By chance, I ran into Nadine the next day in the hotel lobby of the opulent Pearl Hotel. It was the first time seeing her standing up, and although she is five-foot-six in height, her charisma and presence makes her appear much taller. She creates an aura around her of total self-belief. None of her words are wasted, and the few times I spent around her, she managed to switch between seriousness and humour almost spontaneously: one sometimes feels caught off-guard. I think that Labaki’s conversation is much like her work: where stark themes of tragedy are met with moments of lightness and comedy. 

We discuss home: the singer Fairuz and the actress Sabah—national heroes of the arts like Nadine, whose influences stretch across the entire Arab cultural world. She suggests one or two classic movies from the sixties and the seventies. “There was a phase when a woman’s sexuality was very strong in Lebanese cinema,” she adds, smiling with pride; “but it’s different now. Beirut is an uncertain place,” she remembers all of a sudden, bleakly explaining that “it is really in crisis.” As someone who has proudly remained during her career—even calling on her fellow citizens to return—I wonder if she might follow other Lebanese creatives and migrate elsewhere. Their most important filmmaker hesitates. Her eyes go sullen, and she admits that with everything happening in Lebanon “it’s even been difficult to think about making a next movie.” 

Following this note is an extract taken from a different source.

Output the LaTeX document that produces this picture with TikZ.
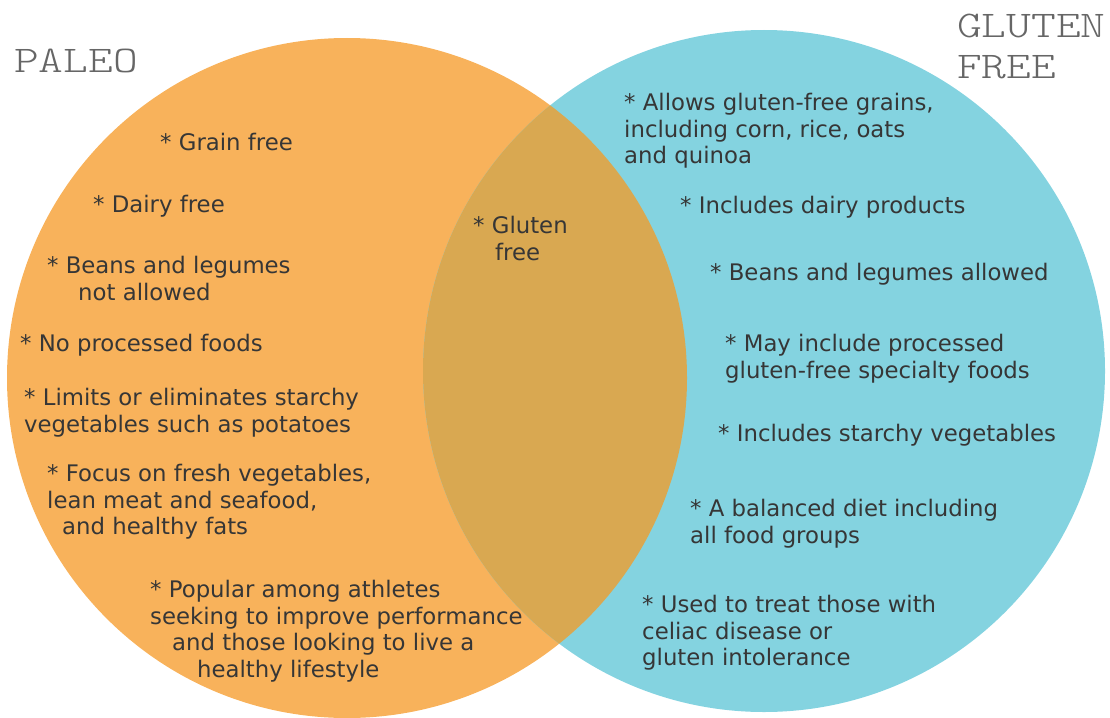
\documentclass[tikz,border=0pt]{standalone}
\usepackage{fontspec}
\setmainfont{DejaVu Sans}
\newfontfamily\titlefont[FakeStretch=1.25]{lmmonolt10-regular.otf}
\definecolor{paleo}{HTML}{F8B25B}
\definecolor{gfree}{HTML}{84D3E0}
\definecolor{both}{HTML}{D9A851}
\definecolor{txt}{HTML}{363636}
\definecolor{ttl}{HTML}{666666}
\begin{document}
\begin{tikzpicture}[x=1pt,y=-1pt,
  item/.style={anchor=north west,inner sep=0pt,align=left,text=txt,
    font=\fontsize{22.8}{26.8}\selectfont},
  titletext/.style={anchor=north west,inner sep=0pt,align=left,text=ttl,
    font=\titlefont\fontsize{37.7}{40.5}\selectfont}]
\useasboundingbox (0,0) rectangle (1110,717);
\def\tr{\rule{0pt}{19pt}}
% circles
\coordinate (cl) at (347,378);
\coordinate (cr) at (764,371);
\fill[paleo] (cl) circle[radius=340];
\fill[gfree] (cr) circle[radius=341];
\begin{scope}
  \clip (cl) circle[radius=340];
  \fill[both] (cr) circle[radius=341];
\end{scope}
% titles
\node[titletext] (tpaleo) at (14,47.5) {\rule{0pt}{25pt}PALEO};
\node[titletext] (tgf) at (957,12.5) {\rule{0pt}{25pt}GLUTEN\\FREE};
% paleo items
\node[item] (p1) at (160,131) {\tr* Grain free};
\node[item] (p2) at (93,193) {\tr* Dairy free};
\node[item] (p3) at (47,254) {\tr* Beans and legumes\\\hspace*{31pt}not allowed};
\node[item] (p4) at (20,332) {\tr* No processed foods};
\node[item] (p5) at (24,386) {\tr* Limits or eliminates starchy\\vegetables such as potatoes};
\node[item] (p6) at (47,462) {\tr* Focus on fresh vegetables,\\lean meat and seafood,\\\hspace*{15pt}and healthy fats};
\node[item] (p7) at (150,578) {\tr* Popular among athletes\\seeking to improve performance\\\hspace*{22pt}and those looking to live a\\\hspace*{47pt}healthy lifestyle};
% overlap
\node[item] (b1) at (473,214) {\tr* Gluten\\\hspace*{22pt}free};
% gluten free items
\node[item] (g1) at (624,91) {\tr* Allows gluten-free grains,\\including corn, rice, oats\\and quinoa};
\node[item] (g2) at (680,194) {\tr* Includes dairy products};
\node[item] (g3) at (710,261) {\tr* Beans and legumes allowed};
\node[item] (g4) at (725,332) {\tr* May include processed\\gluten-free specialty foods};
\node[item] (g5) at (718,422) {\tr* Includes starchy vegetables};
\node[item] (g6) at (690,497) {\tr* A balanced diet including\\all food groups};
\node[item] (g7) at (642,593) {\tr* Used to treat those with\\celiac disease or\\gluten intolerance};
\end{tikzpicture}
\end{document}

It’s unfair to expect so much from Nadine Labaki right now. So much of her audience hangs on every project, but one can’t help but think back to Fairuz and the long history of Lebanese women who have been a voice for the suffering across the Arab world, and who have produced great art in times of pain. Nadine Labaki is their most important living filmmaker—their loudest and most urgent voice. But her next film will only come when it feels right for her. Because as Fairuz once sang, in the midst of the very war that Labaki was raised in: “There is no longer anything … except for waiting and boredom.”